Shortly after Jonathan Papelbon threw his last strike last night, I was startled by a series of loud noises. I rushed to my front porch to see bright fire works going off over Metropolitan Hill in Roslindale. Boston basked in the elation of the Red Sox’s second world championship in four years.
Now, three years removed from the first victory of the Red Sox in 86 years and five from the first Patriots Super Bowl championship ever, I’ve rethought that concept that became so intertwined with Red Sox Nation; that is, the notion of “The Curse of The Babe.”
In taking the very long view of Red Sox history, I’ve come to the conclusion that there was no curse at all.

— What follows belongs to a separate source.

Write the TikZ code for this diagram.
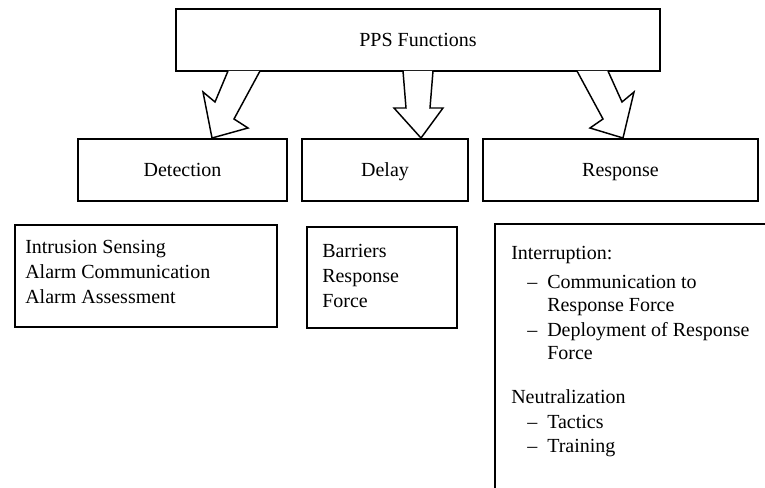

It is true that the team lost the best years of productivity of Ted Williams, who gave up the best time of his professional life to serve his country. If not for the years he devoted to military service, the stacked Red Sox team of the 1940s would likely have won a World Series.
After that, the culprit has to be bad management. During the 1950s and much of the 1960s, the team was shamefully slow to seek out and play African American players. During the 1970s, the ownership bungled away a club that lives in my imagination as one of the best ever, Rice, Lynn, Fisk, Evans, Yaz. But not enough pitching.
More recently, the Yawkey ownership just didn’t have the chops or the smarts to build a modern club.
That changed with the current ownership group. And while they’ll be sure to make mistakes, at least they’re doing everything they can to operate at the top echelons of their game.
The competition with the uber-intense and professional Patriots organization will only drive the Sox to further heights. One reason Danny Ainge tried so hard to get Kevin Garnett and Ray Allen for The Boston Celtics is to remain relevant in a town whose sports teams are top notch.
No, it wasn’t a curse. And it isn’t a blessing today. It’s innovative leadership and sound management.